Published on November 30th, 2015 | by Albert Art0
GAMING | DHALSIM STREET FIGHTER V TURBAN NEW APPEARANCE SIKH CULTURE DASTAR TURBAN
IT’S A VIDEO GAME, BUT…
VIDEO GAME CHARACTERS AND CULTURE.
Dhalsim, a character that has been around since the early days of Street Fighter II is fan favorite. Seen as bald, yoga guru from India, Dhalsim will be sporting a new look in Capcom’s Street Fighter V.
A turban and a long beard.
So how does a character primarily known for his stretchy limbs go from being bald, and without a beard, to being Sikh or at least having the characteristics of man in the Sikh religion?

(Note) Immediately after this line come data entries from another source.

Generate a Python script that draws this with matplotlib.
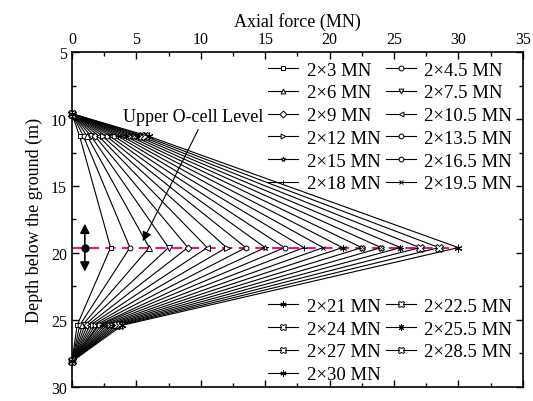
import matplotlib
matplotlib.use("Agg")
import matplotlib.pyplot as plt
from matplotlib.ticker import MultipleLocator

plt.rcParams['font.family'] = ['Liberation Serif', 'DejaVu Serif']

# Data
loads = [3, 4.5, 6, 7.5, 9, 10.5, 12, 13.5, 15, 16.5, 18, 19.5, 21, 22.5, 24, 25.5, 27, 28.5, 30]
labels = ["2×3 MN", "2×4.5 MN", "2×6 MN", "2×7.5 MN", "2×9 MN", "2×10.5 MN",
          "2×12 MN", "2×13.5 MN", "2×15 MN", "2×16.5 MN", "2×18 MN", "2×19.5 MN",
          "2×21 MN", "2×22.5 MN", "2×24 MN", "2×25.5 MN", "2×27 MN", "2×28.5 MN", "2×30 MN"]
depths = [9.6, 11.3, 19.6, 25.4, 28.1]
top_force = [0.6, 0.9, 1.2, 1.5, 1.8, 2.1, 2.4, 2.7, 3.0, 3.3, 3.6, 3.9, 4.2, 4.5, 4.8, 5.1, 5.4, 5.7, 6.0]
bot_force = [0.4, 0.6, 0.8, 1.0, 1.2, 1.4, 1.6, 1.8, 2.0, 2.1, 2.3, 2.5, 2.7, 2.9, 3.1, 3.3, 3.5, 3.7, 3.9]
markers = ['s', 'o', '^', 'v', 'D', '<', '>', 'o', '*', 'o', '+', 'x',
           (6, 2, 0), 'X', 'X', (8, 2, 0), 'X', 'X', (6, 2, 0)]
msizes = [3.5, 3.5, 4, 4, 3.5, 4, 4, 3.5, 4, 3.5, 4, 3.5, 5, 4, 4, 5, 5.5, 5.5, 5.5]

fig = plt.figure(figsize=(5.33, 4.02), dpi=100)
ax = fig.add_axes([0.135, 0.035, 0.846, 0.833])

handles = []
for P, tf, bf, lab, m, ms in zip(loads, top_force, bot_force, labels, markers, msizes):
    xs = [0, tf, P, bf, 0]
    h, = ax.plot(xs, depths, color='black', lw=0.8, marker=m, ms=ms,
                 mfc='white', mec='black', mew=0.7, zorder=3, clip_on=False, label=lab)
    handles.append(h)

# Upper O-cell level dashed line
ax.plot([0, 30], [19.6, 19.6], color='#e8197c', lw=1.5, dashes=(5, 3), zorder=2.5)

# double arrow
ax.plot([1.0], [19.6], marker='o', color='black', ms=5, zorder=4)
ax.annotate('', xy=(1.0, 17.6), xytext=(1.0, 19.6),
            arrowprops=dict(arrowstyle='-|>', color='black', lw=1.2, mutation_scale=14))
ax.annotate('', xy=(1.0, 21.6), xytext=(1.0, 19.6),
            arrowprops=dict(arrowstyle='-|>', color='black', lw=1.2, mutation_scale=14))

# annotation
ax.text(9.4, 9.8, 'Upper O-cell Level', fontsize=13, ha='center', va='center',
        bbox=dict(facecolor='white', edgecolor='none', pad=0.3), zorder=5)
ax.annotate('', xy=(5.4, 19.3), xytext=(9.9, 10.6),
            arrowprops=dict(arrowstyle='-|>', color='black', lw=0.8, mutation_scale=14),
            zorder=5)

ax.set_xlim(0, 35)
ax.set_ylim(30, 5)
ax.xaxis.set_major_locator(MultipleLocator(5))
ax.xaxis.set_minor_locator(MultipleLocator(2.5))
ax.yaxis.set_major_locator(MultipleLocator(5))
ax.yaxis.set_minor_locator(MultipleLocator(2.5))
ax.xaxis.tick_top()
ax.xaxis.set_label_position('top')
ax.tick_params(which='both', direction='in', top=True, bottom=True, left=True, right=True,
               labelbottom=False, labeltop=True, labelsize=11.5, width=1)
ax.tick_params(which='major', length=5)
ax.tick_params(which='minor', length=3)
for s in ax.spines.values():
    s.set_linewidth(1.2)
ax.set_xlabel('Axial force (MN)', fontsize=13, labelpad=4)
ax.set_ylabel('Depth below the ground (m)', fontsize=13, labelpad=6)


def row_major(hs, ncol=2):
    # reorder so matplotlib's column-major filling reads row by row
    return [hs[i] for c in range(ncol) for i in range(c, len(hs), ncol)]


leg_kw = dict(frameon=False, fontsize=13.5, handlelength=1.6, handletextpad=0.45,
              columnspacing=0.3, labelspacing=0.3, borderpad=0, borderaxespad=0,
              ncol=2, loc='upper left')
leg1 = ax.legend(handles=row_major(handles[:12]), bbox_to_anchor=(0.435, 0.972), **leg_kw)
for h in leg1.legend_handles:
    h.set_markersize(3.5)
ax.add_artist(leg1)
leg2 = ax.legend(handles=row_major(handles[12:]), bbox_to_anchor=(0.435, 0.266), **leg_kw)
for h in leg2.legend_handles:
    h.set_markersize(4.5)

fig.savefig('out.png', dpi=100)
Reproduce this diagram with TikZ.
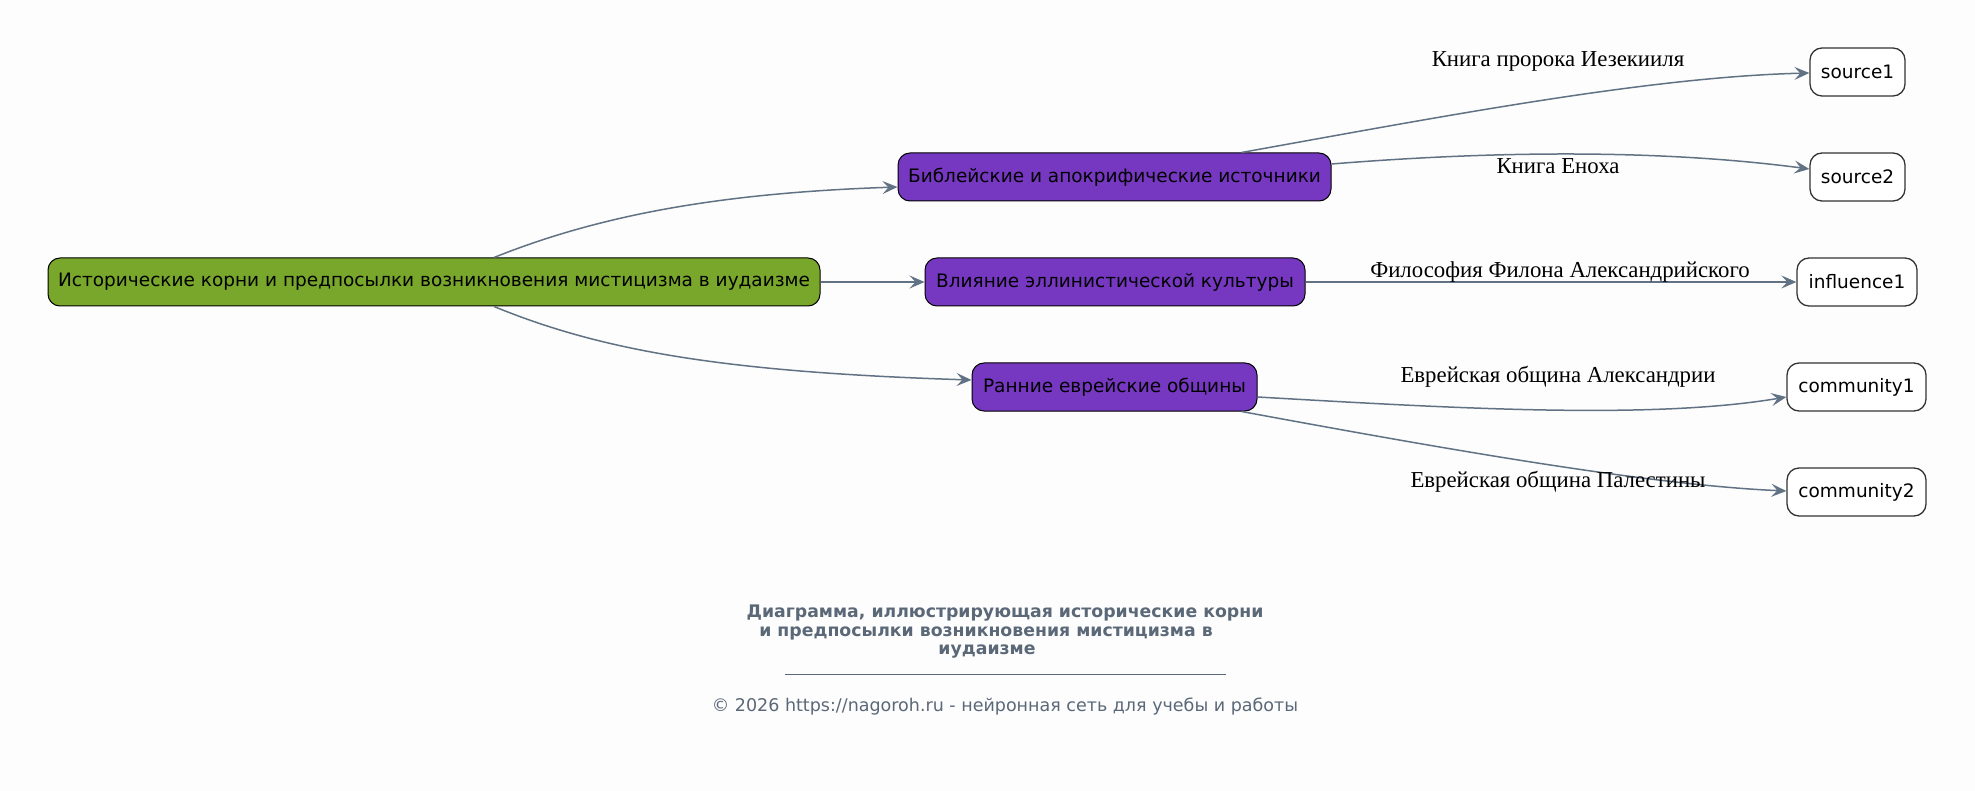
\documentclass[tikz,border=0pt]{standalone}
\usepackage{fontspec}
\setmainfont{DejaVu Sans}
\newfontfamily\djs{DejaVu Sans}
\newfontfamily\lser{Liberation Serif}
\usetikzlibrary{arrows.meta,calc}
\definecolor{bgc}{HTML}{FDFDFD}
\definecolor{rootgreen}{HTML}{78A72B}
\definecolor{purp}{HTML}{7638C1}
\definecolor{edgec}{HTML}{627285}
\definecolor{titlec}{HTML}{5A6878}
\tikzset{
  box/.style={draw=black, line width=1pt, rounded corners=12pt, minimum height=48pt, inner sep=0pt, font=\djs\fontsize{18.5}{22}\selectfont, text=black},
  rootbox/.style={box, fill=rootgreen},
  midbox/.style={box, fill=purp},
  leafbox/.style={box, fill=white, draw=black!80, line width=1.3pt},
  edge/.style={draw=edgec, line width=1.5pt, -{Stealth[length=15pt,width=13pt,inset=6pt]}},
  lbl/.style={font=\lser\fontsize{22.8}{26}\selectfont, text=black, inner sep=0pt},
}
\begin{document}
\begin{tikzpicture}[x=1pt,y=-1pt]
\path[fill=bgc] (0,0) rectangle (1975,791);
\useasboundingbox (0,0) rectangle (1975,791);
% nodes
\node[rootbox, minimum width=772pt] (root) at (434,282) {Исторические корни и предпосылки возникновения мистицизма в иудаизме};
\node[midbox, minimum width=433pt] (bib) at (1114.5,177) {Библейские и апокрифические источники};
\node[midbox, minimum width=380pt] (hel) at (1115,282) {Влияние эллинистической культуры};
\node[midbox, minimum width=285pt] (early) at (1114.5,387) {Ранние еврейские общины};
\node[leafbox, minimum width=95pt] (s1) at (1857.5,72) {source1};
\node[leafbox, minimum width=95pt] (s2) at (1857.5,177) {source2};
\node[leafbox, minimum width=120pt] (i1) at (1857,282) {influence1};
\node[leafbox, minimum width=139pt] (c1) at (1856.5,387) {community1};
\node[leafbox, minimum width=139pt] (c2) at (1856.5,492) {community2};
% edges
\draw[edge] ([xshift=60pt]root.north) .. controls (600,215) and (720,193) .. ([yshift=-10pt]bib.west);
\draw[edge] (root.east) -- (hel.west);
\draw[edge] ([xshift=60pt]root.south) .. controls (600,350) and (720,372) .. ([yshift=7pt]early.west);
\draw[edge] ([xshift=127pt]bib.north) .. controls (1450,115) and (1650,77) .. ([yshift=-1pt]s1.west);
\draw[edge] ([yshift=13pt]bib.east) .. controls (1480,152) and (1650,148) .. ([yshift=8pt]s2.west);
\draw[edge] (hel.east) -- (i1.west);
\draw[edge] ([yshift=-10pt]early.east) .. controls (1450,408) and (1650,420) .. ([yshift=-10pt]c1.west);
\draw[edge] ([xshift=127pt]early.south) .. controls (1450,450) and (1650,485) .. ([yshift=1pt]c2.west);
% labels
\node[lbl] (l1) at (1558,61) {Книга пророка Иезекииля};
\node[lbl] (l2) at (1558,166) {Книга Еноха};
\node[lbl] (l3) at (1560,272) {Философия Филона Александрийского};
\node[lbl] (l4) at (1558,377) {Еврейская община Александрии};
\node[lbl] (l5) at (1558,482) {Еврейская община Палестины};
% title
\node[font=\djs\bfseries\fontsize{17.3}{18.5}\selectfont, text=titlec, align=center] (title) at (1005,632) {Диаграмма, иллюстрирующая исторические корни\\и предпосылки возникновения мистицизма в\hphantom{\hspace{38pt}}\\иудаизме\hphantom{\hspace{36pt}}};
\coordinate (ra) at (785,674);
\coordinate (rb) at (1226,674);
\draw[titlec, line width=0.8pt] (ra) -- (rb);
\node[font=\djs\fontsize{17.5}{20}\selectfont, text=titlec] (copy) at (1005,707) {© 2026 https://nagoroh.ru - нейронная сеть для учебы и работы};
\end{tikzpicture}
\end{document}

Street Fighter Alpha series, featured Dhalsim with a turban, which he would remove before the start of each fight.
A Sikh person would not remove their turban. The turban is to cover the individual’s hair, which they are to never cut as is a tradition in Sikh belief.
A Sikh person would never cut their beard. In Street Fighter V, Capcom is trying to establish that the character has aged. However, if Dhalsim were Sikh he’d have a beard, even in the older Street Fighter games.
Among the Sikhs, the Dastaar is an article of faith that represents honour, self-respect, courage, spirituality, and piety. The Khalsa Sikh men and women, who keep the Five Ks, wear the turban partly to cover their long, uncut hair (kesh). The Khalsa Sikhs regard the Dastaar as an important part of the unique Sikh identity.
So, now Dhalsim is legit Sikh. Or is he?
Dhalsim’s minimal clothing and necklace of skulls are reminiscent of the Hindu ascetics known as Kapalikas (“skull-bearers”) who were often associated macabre practices such as cannibalism and meditating on top of rotting corpses. LikeBlanka and Urien, Dhalsim’s alternate costumes change his skin color, usually a shade of grey or yellow like the ash that Hindu holymen cover their bodies in.
In Street Fighter V, he has gained a long white beard, possibly from aging, and wears his turban rather than removing it.
But seriously Capcom, no Yoga practising Hindu or Sikh would wear the skulls of dead children on their neck. That’s more VOODOO.
It could be the original Japanese concept was in fact Voodoo, but they opted for Yoga instead.